Hall of Fame outfielder Pete Hill played for Detroit Stars long before color barrier was broken

Outfielder Pete Hill was a standout for the Detroit Stars in the years before and just after World War I.

It is easy to forget about the Detroit Stars.

The Negro League team was one of the cornerstone teams of the original Negro National League and had a strong team during the 1920s.

But the success didn’t have the longterm impact of teams like the Kansas City Monarchs or Homestead Grays, so the Stars often are forgotten.

Many baseball fans—especially in Detroit—have heard of the great Turkey Stearnes, who holds the record for most career home runs in league games in the Negro Leagues, and was elected to the Baseball Hall of Fame in 2000. He has a great nickname and was one of the greatest players in baseball history.

But there were many other stars on the Stars.

Born in 1882 in Culpeper, Va., Pete Hill was a tremendous outfielder who had the misfortune of being born a little too early. He played for 15 years in pre-Negro Leagues baseball, beginning his career all the way back in 1905 for the Cuban X Giants.

Unfortunately, statistics in pre-Negro Leagues baseball games were worse kept then Negro Leagues games, which wasn’t much better, so a lot of the heroics of players like Hill and Martin Dihigo and other earlier stars were known only at the time—if at all—and there was no statistical evidence to pass along.
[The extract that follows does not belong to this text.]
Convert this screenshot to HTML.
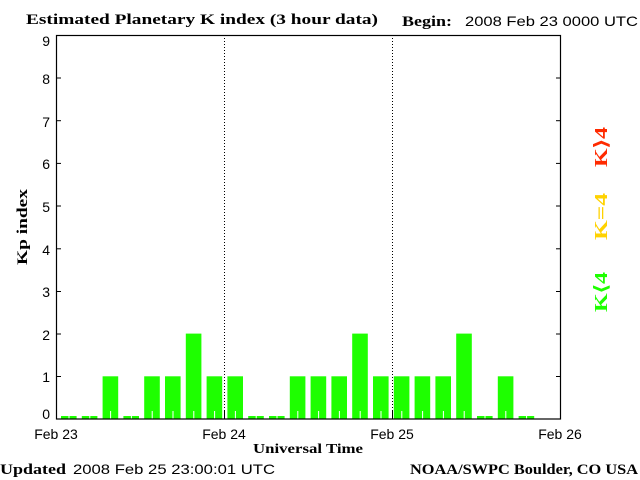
<!DOCTYPE html>
<html><head><style>body{margin:0;background:#fff}svg{display:block}</style></head><body>
<svg width="640" height="480" xmlns="http://www.w3.org/2000/svg">
<rect width="640" height="480" fill="#fff"/>
<g fill="#1eff00">
<rect x="61.0" y="416" width="15.6" height="3"/>
<rect x="81.8" y="416" width="15.6" height="3"/>
<rect x="102.6" y="376.3" width="15.6" height="42.7"/>
<rect x="123.4" y="416" width="15.6" height="3"/>
<rect x="144.2" y="376.3" width="15.6" height="42.7"/>
<rect x="165.0" y="376.3" width="15.6" height="42.7"/>
<rect x="185.8" y="333.6" width="15.6" height="85.4"/>
<rect x="206.6" y="376.3" width="15.6" height="42.7"/>
<rect x="227.4" y="376.3" width="15.6" height="42.7"/>
<rect x="248.2" y="416" width="15.6" height="3"/>
<rect x="269.0" y="416" width="15.6" height="3"/>
<rect x="289.8" y="376.3" width="15.6" height="42.7"/>
<rect x="310.6" y="376.3" width="15.6" height="42.7"/>
<rect x="331.4" y="376.3" width="15.6" height="42.7"/>
<rect x="352.2" y="333.6" width="15.6" height="85.4"/>
<rect x="373.0" y="376.3" width="15.6" height="42.7"/>
<rect x="393.8" y="376.3" width="15.6" height="42.7"/>
<rect x="414.6" y="376.3" width="15.6" height="42.7"/>
<rect x="435.4" y="376.3" width="15.6" height="42.7"/>
<rect x="456.2" y="333.6" width="15.6" height="85.4"/>
<rect x="477.0" y="416" width="15.6" height="3"/>
<rect x="497.8" y="376.3" width="15.6" height="42.7"/>
<rect x="518.6" y="416" width="15.6" height="3"/>
</g>
<g fill="#fff">
<rect x="68.5" y="415" width="1" height="4"/><rect x="89.3" y="415" width="1" height="4"/>
<rect x="110.1" y="411" width="1" height="8"/><rect x="130.9" y="415" width="1" height="4"/>
<rect x="151.7" y="411" width="1" height="8"/><rect x="172.5" y="411" width="1" height="8"/>
<rect x="193.3" y="411" width="1" height="8"/><rect x="214.1" y="411" width="1" height="8"/>
<rect x="234.9" y="411" width="1" height="8"/><rect x="255.7" y="415" width="1" height="4"/>
<rect x="276.5" y="415" width="1" height="4"/><rect x="297.3" y="411" width="1" height="8"/>
<rect x="318.1" y="411" width="1" height="8"/><rect x="338.9" y="411" width="1" height="8"/>
<rect x="359.7" y="411" width="1" height="8"/><rect x="380.5" y="411" width="1" height="8"/>
<rect x="401.3" y="411" width="1" height="8"/><rect x="422.1" y="411" width="1" height="8"/>
<rect x="442.9" y="411" width="1" height="8"/><rect x="463.7" y="411" width="1" height="8"/>
<rect x="484.5" y="415" width="1" height="4"/><rect x="505.3" y="411" width="1" height="8"/>
<rect x="526.1" y="415" width="1" height="4"/>
</g>
<g stroke="#000" fill="none">
<line x1="224.5" y1="35" x2="224.5" y2="419" stroke-dasharray="1,2"/>
<line x1="392.5" y1="35" x2="392.5" y2="419" stroke-dasharray="1,2"/>
<line x1="224.5" y1="410" x2="224.5" y2="419"/>
<line x1="392.5" y1="410" x2="392.5" y2="419"/>
<rect x="56.5" y="35.5" width="504" height="383.5" stroke-width="1.2"/>
</g>
<g stroke="#000">
<line x1="56" y1="78" x2="61" y2="78"/><line x1="56" y1="120.7" x2="61" y2="120.7"/>
<line x1="56" y1="163.4" x2="61" y2="163.4"/><line x1="56" y1="206" x2="61" y2="206"/>
<line x1="56" y1="248.8" x2="61" y2="248.8"/><line x1="56" y1="291.5" x2="61" y2="291.5"/>
<line x1="56" y1="334" x2="61" y2="334"/><line x1="56" y1="376.5" x2="61" y2="376.5"/>
<line x1="556" y1="78" x2="561" y2="78"/><line x1="556" y1="120.7" x2="561" y2="120.7"/>
<line x1="556" y1="163.4" x2="561" y2="163.4"/><line x1="556" y1="206" x2="561" y2="206"/>
<line x1="556" y1="248.8" x2="561" y2="248.8"/><line x1="556" y1="291.5" x2="561" y2="291.5"/>
<line x1="556" y1="334" x2="561" y2="334"/><line x1="556" y1="376.5" x2="561" y2="376.5"/>
</g>
<g font-family="Liberation Sans, sans-serif" font-size="14" fill="#000" text-anchor="end">
<text x="50" y="46">9</text><text x="50" y="84">8</text><text x="50" y="127">7</text>
<text x="50" y="169">6</text><text x="50" y="212">5</text><text x="50" y="255">4</text>
<text x="50" y="297">3</text><text x="50" y="340">2</text><text x="50" y="382">1</text>
<text x="50" y="419">0</text>
</g>
<g font-family="Liberation Sans, sans-serif" font-size="14" fill="#000" text-anchor="middle">
<text x="56" y="439">Feb 23</text><text x="224" y="439">Feb 24</text>
<text x="392" y="439">Feb 25</text><text x="560" y="439">Feb 26</text>
</g>
<g font-family="Liberation Serif, serif" font-weight="bold" font-size="15" fill="#000">
<text x="26" y="24" textLength="352" lengthAdjust="spacingAndGlyphs">Estimated Planetary K index (3 hour data)</text>
<text x="402" y="26" textLength="50" lengthAdjust="spacingAndGlyphs">Begin:</text>
<text x="253" y="453" font-size="14" textLength="110" lengthAdjust="spacingAndGlyphs">Universal Time</text>
<text x="0" y="474" textLength="66" lengthAdjust="spacingAndGlyphs">Updated</text>
<text x="410" y="474" textLength="228" lengthAdjust="spacingAndGlyphs">NOAA/SWPC Boulder, CO USA</text>
<text transform="translate(27,265) rotate(-90)" textLength="76" lengthAdjust="spacingAndGlyphs">Kp index</text>
<text transform="translate(607,167) rotate(-90)" fill="#ff2a00" font-size="18" textLength="40" lengthAdjust="spacingAndGlyphs">K⟩4</text>
<text transform="translate(607,240) rotate(-90)" fill="#ffd200" font-size="18" textLength="47" lengthAdjust="spacingAndGlyphs">K=4</text>
<text transform="translate(607,312) rotate(-90)" fill="#1eff00" font-size="18" textLength="40" lengthAdjust="spacingAndGlyphs">K⟨4</text>
</g>
<g font-family="Liberation Sans, sans-serif" font-size="14" fill="#000">
<text x="465" y="26" textLength="173" lengthAdjust="spacingAndGlyphs">2008 Feb 23 0000 UTC</text>
<text x="73" y="474" textLength="202" lengthAdjust="spacingAndGlyphs">2008 Feb 25 23:00:01 UTC</text>
</g>
</svg>
</body></html>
Hill played for the Cuban X Giants in the U.S., then played for several teams in the Cuban league during the winter. Early stops took Hill from Havana to Brooklyn to Philadelphia, Pittsburgh and Chicago.

In Chicago, he joined the legendary Chicago American Giants, run by Hall of Famer Rube Foster, who would pioneer the Negro National League in 1920. Hill played for five seasons for the independent American Giants, twice batting better than .300.

At age 36, Hill moved to Detroit to join the Detroit Stars, still an independent team in 1919. Hill batted .396 that season and was also the manager.

Hill was still the manager in 1920 when the Stars became part of the first Negro National League. He would remain with the Stars for the 1921 season. He did not play in 1922 and played with Milwaukee and Toledo in 1923, then finished his career with two seasons as part of the Baltimore Black Sox in the Eastern Colored League.

Hill’s career average was .296 for league games, though that is far from comprehensive given the barnstorming schedules and lack of credible statistics.

The Chicago Defender, one of the leading black-run newspapers in the country, wrote in 1910 that Hill can “do anything a white player can do. He can hit, run, throw and is what is termed a wise, heady ballplayer.” The same newspaper wrote in his obituary that Hill “helped put Negro baseball on the map.”

Hill died in 1951 in Buffalo, N.Y., just four years after Jackie Robinson broke the color barrier in the major leagues.

What we do know is that Hill was one of the greatest outfielders of a generation, and since he played before the Negro National League was formed, his stardom was buried in even more obscurity—and was a generation further back in history.

Hill has a plaque in Cooperstown so that baseball fans who visit that small hamlet will always remember him. He was inducted into the Hall of Fame in 2006 by the same special Negro League Committee that elected former Detroit Star Andy Cooper (we will get to him in an upcoming post).

But for as great a player as Hill was, his career, like many of his time, are full of what ifs. What if he was white? What if he played in the Negro Leagues in the Satchel Paige/Josh Gibson heyday of the 1930s and 40s?

Thankfully, we don’t have to ask, what if he is never remembered? His place is in the Hall of Fame and for that, he will always be remembered.